Bis zu einem gewissen Grad wird das wohl immer so gewesen sein – aber wenn nicht alles täuscht, gerät diese Entwicklung gerade ausser Rand und Band.

„Kulturelle Aneignung“, ein modernes Verbrechen

Da wird etwa derzeit in der – normalerweise mit Steuergeld hoch subventionierten – Kulturwelt endlos drüber debattiert, ob es nicht unzulässig sein soll , dass Schauspieler Rollen übernehmen, die nicht mit ihrer eigenen ethnischen, nationalen, sexuellen oder sonst irgendwie feststellbaren Identität übereinstimmen. Da wird gefordert, dass nur Schwarze schwarze Personen spielen sollen, Schwule nur von Homosexuellen gegeben werden dürfen und so fort und sofort. Dass etwa die geniale Britin Helen Mirren nun in einem Film die ehemlige israelische Ministerpräsidentin Golda Meir (auch genial, übrigens) spielen soll, gilt demnach als Affront, weil sie selbst nicht Jüdin ist. „Kulturelle Aneignung“ heißt das Verbrechen im Milieu der Guten.

Falls Sie, geschätzte Leserin und verehrter Leser, das für ziemlich verrückt halten, haben sie völlig recht, das ist nämlich verrückt.

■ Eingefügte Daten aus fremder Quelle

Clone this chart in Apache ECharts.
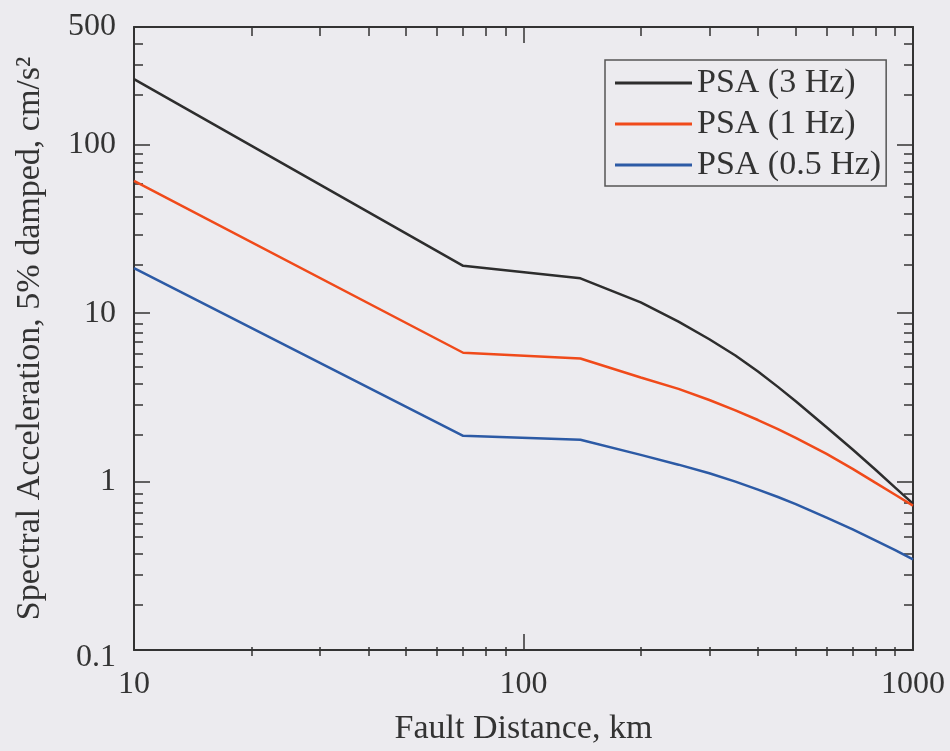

Die Spinnen, die Römer, wie schon Asterix so richtig bemerkte.

Unsere Sorgen möchte man haben

Nun könnte man diese Tollheiten und ihre Betreiber in Kultur, Medien, Politik und vor allem auch der akademischen Welt getrost sich selbst überlassen, gäbe es da nicht zwei kleine Probleme:

Erstens: hier werden zwei leider knappe Ressourcen verschwendet, die bei der Lösung realer Probleme dringen gebraucht werden, nämlich Hirnschmalz und Geld.

Zweitens: Wer darüber bestimmen kann, welche Sprache wir verwenden dürfen, bestimmt a la longue auch, was wir denken dürfen. Und darauf können wir dankend verzichten.